> [YOUR GOAL] Everything from the first line down to the line containing "const lowNCoSCu = [null, 0, 0.002, 0.005];" is to be retyped exactly, both ends included, with pictures left out.

+++

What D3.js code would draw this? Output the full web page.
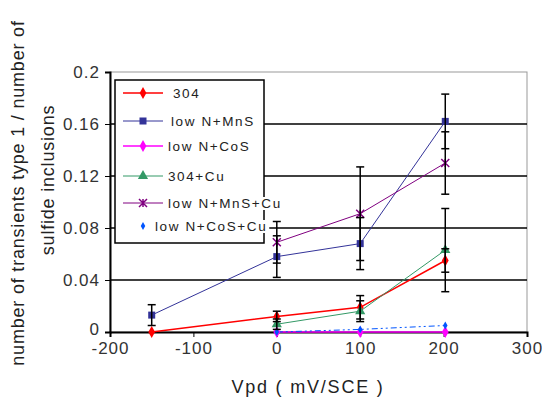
<!DOCTYPE html>
<html>
<head>
<meta charset="utf-8">
<script src="https://cdn.jsdelivr.net/npm/d3@7"></script>
<style>
  body { margin: 0; background: #fff; }
  text { font-family: "Liberation Sans", Arial, sans-serif; }
</style>
</head>
<body>
<svg id="chart" width="542" height="401"></svg>
<script>
// data
const vpd = [-150, 0, 100, 202];
const yTicks = [0, 0.04, 0.08, 0.12, 0.16, 0.2];
const yTickLabels = ["0", "0.04", "0.08", "0.12", "0.16", "0.2"];
const xTicks = [-200, -100, 0, 100, 200, 300];

const s304 = [0, 0.012, 0.019, 0.055];
const s304Err = [0, 0.004, 0.009, 0.009];
const lowNMnS = [0.013, 0.058, 0.068, 0.162];
const lowNMnSErr = [0.008, 0.016, 0.02, 0.021];
const lowNCoS = [null, 0, 0, 0];
const s304Cu = [null, 0.006, 0.016, 0.063];
const s304CuErr = [null, 0.004, 0.008, 0.032];
const lowNMnSCu = [null, 0.069, 0.091, 0.13];
const lowNMnSCuErr = [null, 0.016, 0.036, 0.024];
const lowNCoSCu = [null, 0, 0.002, 0.005];

const series = [
  {name: "304", vals: s304, err: s304Err, color: "#ff0000", sym: "diamond", w: 1.5},
  {name: "low N+MnS", vals: lowNMnS, err: lowNMnSErr, color: "#333399", sym: "square", w: 1},
  {name: "low N+CoS", vals: lowNCoS, err: null, color: "#ff00ff", sym: "diamond", w: 1.5},
  {name: "304+Cu", vals: s304Cu, err: s304CuErr, color: "#339966", sym: "triangle", w: 1},
  {name: "low N+MnS+Cu", vals: lowNMnSCu, err: lowNMnSCuErr, color: "#800080", sym: "star", w: 1},
  {name: "low N+CoS+Cu", vals: lowNCoSCu, err: null, color: "#0055ff", sym: "dot", w: 1, dash: "6,3,2,3,2,3"}
];

const svg = d3.select("#chart");
const mLeft = 110, mRight = 527, mTop = 72, mBottom = 332;

const x = d3.scaleLinear().domain([-200, 300]).range([mLeft, mRight]);
const y = d3.scaleLinear().domain([0, 0.2]).range([mBottom, mTop]);

// plot frame (grey top/right)
svg.append("rect")
  .attr("x", mLeft).attr("y", mTop)
  .attr("width", mRight - mLeft).attr("height", mBottom - mTop)
  .attr("fill", "none").attr("stroke", "#999").attr("stroke-width", 1);

// gridlines
svg.append("g")
  .selectAll("line")
  .data(yTicks.filter(d => d > 0 && d < 0.2))
  .join("line")
  .attr("x1", mLeft).attr("x2", mRight)
  .attr("y1", d => y(d)).attr("y2", d => y(d))
  .attr("stroke", "#000").attr("stroke-width", 1.5);

// axes
const yAxis = svg.append("g")
  .attr("transform", `translate(${mLeft},0)`)
  .call(d3.axisLeft(y).tickValues(yTicks).tickSize(5).tickPadding(5)
    .tickFormat((d, i) => yTickLabels[i]));
yAxis.select(".domain").attr("stroke", "#000").attr("stroke-width", 2);
yAxis.selectAll("text").attr("font-size", 17).attr("letter-spacing", 1).attr("fill", "#333")
  .attr("dy", "0.3em");
yAxis.selectAll(".tick").filter(d => d === 0).select("text").attr("dy", "0.15em");

const xAxis = svg.append("g")
  .attr("transform", `translate(0,${mBottom})`)
  .call(d3.axisBottom(x).tickValues(xTicks).tickSize(5).tickPadding(5));
xAxis.select(".domain").attr("stroke", "#000").attr("stroke-width", 2);
xAxis.selectAll("text").attr("font-size", 17).attr("letter-spacing", 1).attr("fill", "#333")
  .text(d => d < 0 ? "-" + Math.abs(d) : d);

// axis titles
svg.append("text")
  .attr("transform", "translate(24,193) rotate(-90)")
  .attr("text-anchor", "middle")
  .attr("font-size", 18).attr("letter-spacing", 0.8).attr("fill", "#222")
  .text("number of transients type 1 / number of");
svg.append("text")
  .attr("transform", "translate(54,180) rotate(-90)")
  .attr("text-anchor", "middle")
  .attr("font-size", 18).attr("letter-spacing", 0.8).attr("fill", "#222")
  .text("sulfide inclusions");
svg.append("text")
  .attr("x", 308).attr("y", 393)
  .attr("text-anchor", "middle")
  .attr("font-size", 18).attr("letter-spacing", 1.8).attr("fill", "#222")
  .text("Vpd ( mV/SCE )");

function drawMarker(g, sym, color, cx, cy) {
  if (sym === "square") {
    g.append("rect").attr("x", cx - 3.5).attr("y", cy - 3.5).attr("width", 7).attr("height", 7)
      .attr("fill", color);
  } else if (sym === "star") {
    const r = 4;
    g.append("path")
      .attr("d", `M${cx - r},${cy - r}L${cx + r},${cy + r}M${cx - r},${cy + r}L${cx + r},${cy - r}M${cx},${cy - r}L${cx},${cy + r}`)
      .attr("stroke", color).attr("stroke-width", 1.5);
  } else if (sym === "dot") {
    g.append("path").attr("transform", `translate(${cx},${cy})`)
      .attr("d", d3.symbol(d3.symbolDiamond, 18)()).attr("fill", color);
  } else {
    const t = sym === "triangle" ? d3.symbolTriangle : d3.symbolDiamond;
    g.append("path").attr("transform", `translate(${cx},${cy})`)
      .attr("d", d3.symbol(t, sym === "triangle" ? 45 : 40)()).attr("fill", color);
  }
}

// lines
const line = d3.line()
  .defined(d => d[1] != null)
  .x(d => x(d[0])).y(d => y(d[1]));

const marks = svg.append("g");
series.forEach(s => {
  const pts = vpd.map((v, i) => [v, s.vals[i]]);
  marks.append("path")
    .datum(pts)
    .attr("d", line)
    .attr("fill", "none")
    .attr("stroke", s.color)
    .attr("stroke-width", s.w)
    .attr("stroke-dasharray", s.dash || null);
});

// markers
series.forEach(s => {
  vpd.forEach((v, i) => {
    if (s.vals[i] == null) return;
    drawMarker(marks, s.sym, s.color, x(v), y(s.vals[i]));
  });
});

// error bars
const eb = svg.append("g").attr("stroke", "#000").attr("stroke-width", 1.5);
series.forEach(s => {
  if (!s.err) return;
  vpd.forEach((v, i) => {
    const e = s.err[i];
    if (s.vals[i] == null || !e) return;
    const cx = x(v), y1 = y(s.vals[i] + e), y0 = y(Math.max(0, s.vals[i] - e));
    eb.append("line").attr("x1", cx).attr("x2", cx).attr("y1", y1).attr("y2", y0);
    eb.append("line").attr("x1", cx - 4).attr("x2", cx + 4).attr("y1", y1).attr("y2", y1);
    eb.append("line").attr("x1", cx - 4).attr("x2", cx + 4).attr("y1", y0).attr("y2", y0);
  });
});

// legend
const lg = svg.append("g");
lg.append("rect")
  .attr("x", 115).attr("y", 80).attr("width", 149).attr("height", 163)
  .attr("fill", "#fff").attr("stroke", "#000").attr("stroke-width", 1.5);
const legY = [93, 121, 146, 176, 203, 226];
const legTextX = [173, 171, 168, 168, 168, 155];
series.forEach((s, i) => {
  const ly = legY[i];
  if (s.sym !== "dot") {
    lg.append("line").attr("x1", 123).attr("x2", 163).attr("y1", ly).attr("y2", ly)
      .attr("stroke", s.color).attr("stroke-width", s.w);
  }
  drawMarker(lg, s.sym, s.color, 143, ly);
  const bg = lg.append("rect").attr("fill", "#fff");
  const t = lg.append("text")
    .attr("x", legTextX[i]).attr("y", ly + 5)
    .attr("font-size", 13.5).attr("letter-spacing", 1.6).attr("fill", "#222")
    .text(s.name);
  const bb = t.node().getBBox();
  bg.attr("x", bb.x).attr("y", bb.y + 1).attr("width", bb.width + 2).attr("height", bb.height - 2);
});
</script>
</body>
</html>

+++

> [ANSWER FOR THE TASK]
What D3.js code would draw this? Output the full web page.
<!DOCTYPE html>
<html>
<head>
<meta charset="utf-8">
<script src="https://cdn.jsdelivr.net/npm/d3@7"></script>
<style>
  body { margin: 0; background: #fff; }
  text { font-family: "Liberation Sans", Arial, sans-serif; }
</style>
</head>
<body>
<svg id="chart" width="542" height="401"></svg>
<script>
// data
const vpd = [-150, 0, 100, 202];
const yTicks = [0, 0.04, 0.08, 0.12, 0.16, 0.2];
const yTickLabels = ["0", "0.04", "0.08", "0.12", "0.16", "0.2"];
const xTicks = [-200, -100, 0, 100, 200, 300];

const s304 = [0, 0.012, 0.019, 0.055];
const s304Err = [0, 0.004, 0.009, 0.009];
const lowNMnS = [0.013, 0.058, 0.068, 0.162];
const lowNMnSErr = [0.008, 0.016, 0.02, 0.021];
const lowNCoS = [null, 0, 0, 0];
const s304Cu = [null, 0.006, 0.016, 0.063];
const s304CuErr = [null, 0.004, 0.008, 0.032];
const lowNMnSCu = [null, 0.069, 0.091, 0.13];
const lowNMnSCuErr = [null, 0.016, 0.036, 0.024];
const lowNCoSCu = [null, 0, 0.002, 0.005];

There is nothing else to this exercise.